Join us on Wednesday, 5th March, 14:00-15:00 for our fourth talk in our Public Understanding of AI series
Liminal Landscapes: An architectural design perspective on AI
Dr Sarah Stevens, University of Brighton
Event Link: https://www.eventbrite.co.uk/e/liminal-landscapes-dr-sarah-sweeting-tickets-149914431099
We live suspended between the digital and the physical, in a liminal space. The pioneers of digital landscapes we navigate realms unfettered by physical constraints, where stories can construct and reconstruct themselves at will, where time is not just static but can be reversed, where truth can be rewritten and history revised. Orientation increasingly turns to an expanding mirror world, the echo of Borges fiction, a 1:1 remaking of the world, where huge ships hide within the folds of fake signals, infrastructure is analysed through its digital twin and non-existent islands rise into being leading very real exhibitions to search for them. It can begin to paint a picture of an increasing retreat from reality into our imaginaries, with all the dystopian and problematic environmental consequences this could bring. Yet it also holds within it the potential to enhance and deepen our embodiment within the physical realm. AI offers the opportunity for us to sculpt this liminal realm to enhance our spatial embodiment, extending our understanding and engagement with the physical world and ourselves. Design of our architecture and cities must now engage critically with these landscapes, beginning to define our mode of engagement through the spaces we dare to imagine.
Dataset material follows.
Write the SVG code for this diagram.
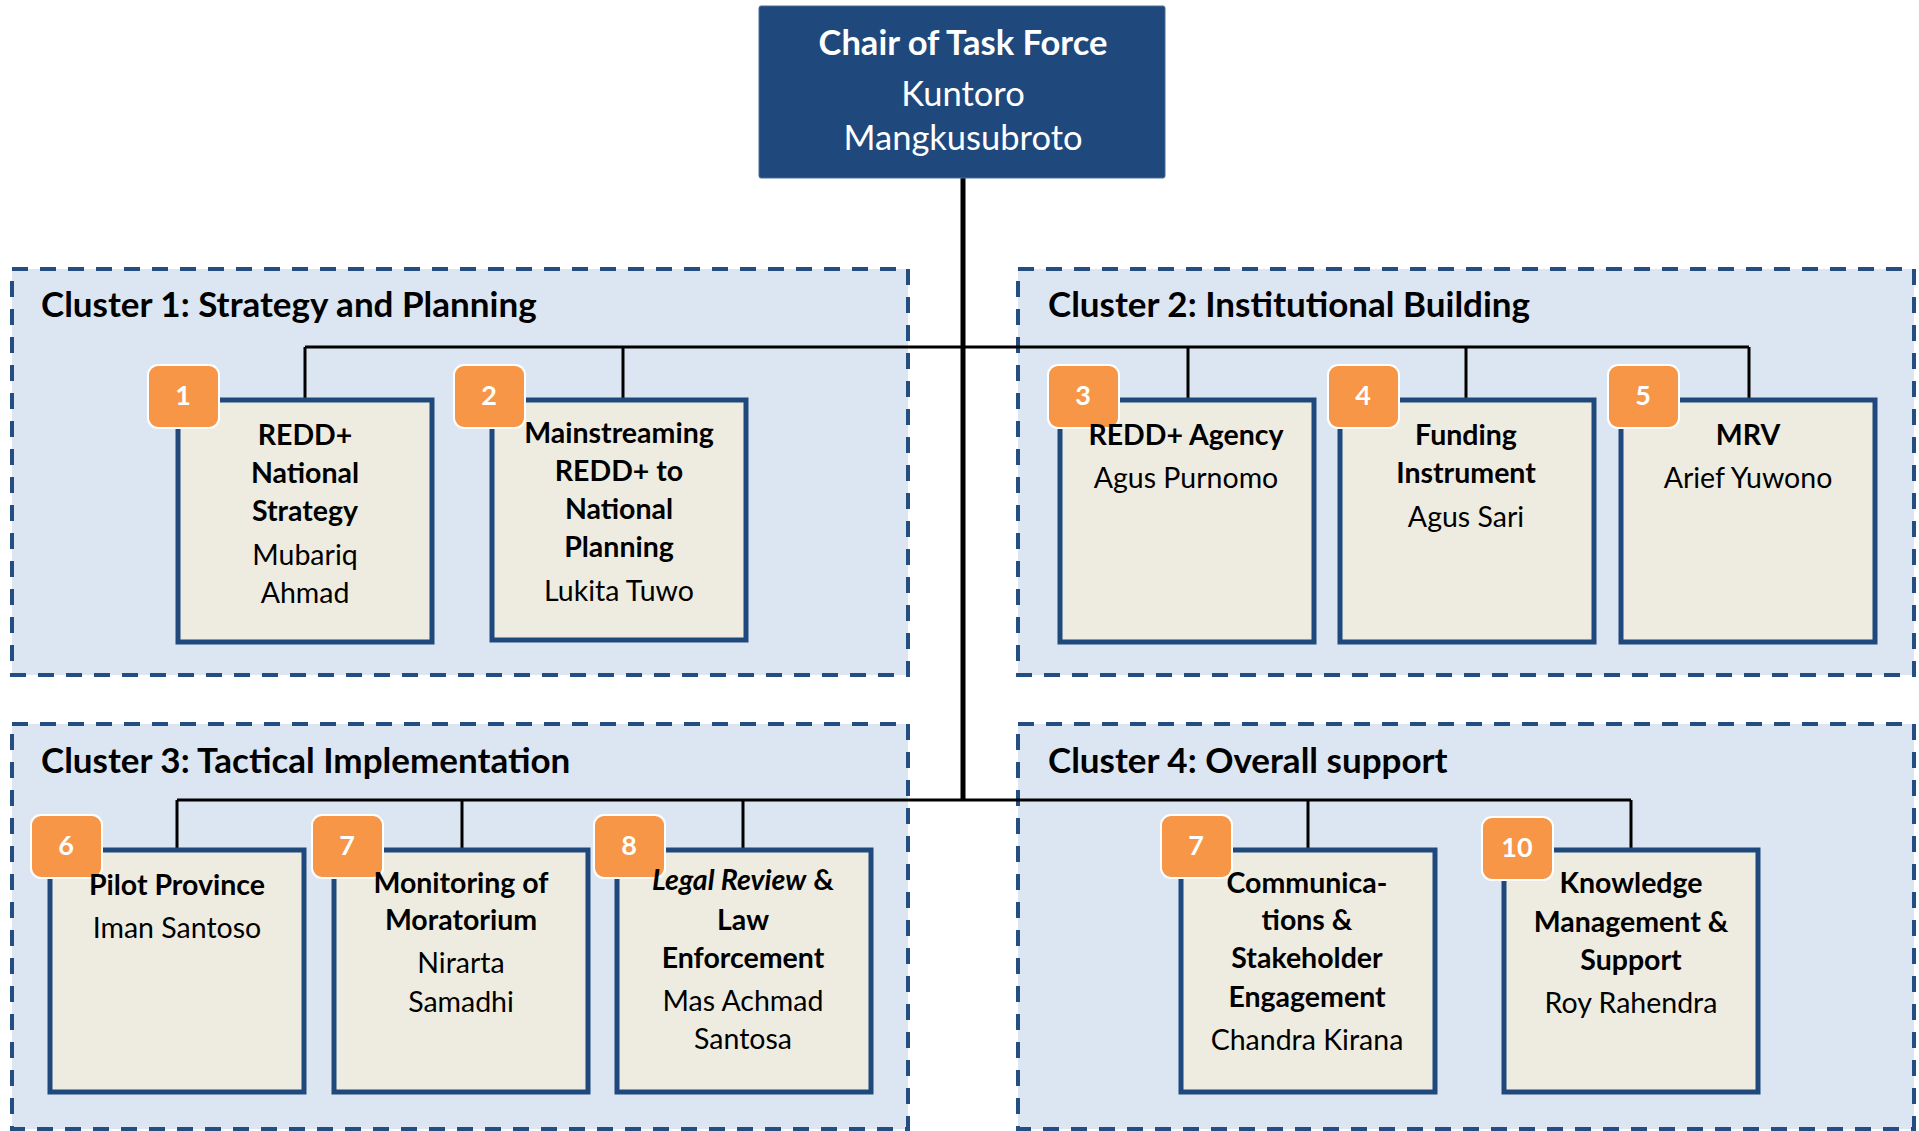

Sarah Stevens is an architect, design and architectural humanities tutor. Sarah’s research interests focus on architectural engagement with temporality, ambiguity and uncertainty explored through agendas of sustainability and architectural experience. This work directly informs her teaching and design studio agendas and was informed by her PhD in responsive architecture, focusing on kinetic facades sponsored by Arup. She is a Principal Lecturer in Architecture at the University of Brighton and founder of the Experimental Design Practices Research and Enterprise group (ExDP REG). She has previously run design units at the Bartlett UCL, Oxford Brookes and collaborated on the Moving Through MA course at the Bergen School of Architecture.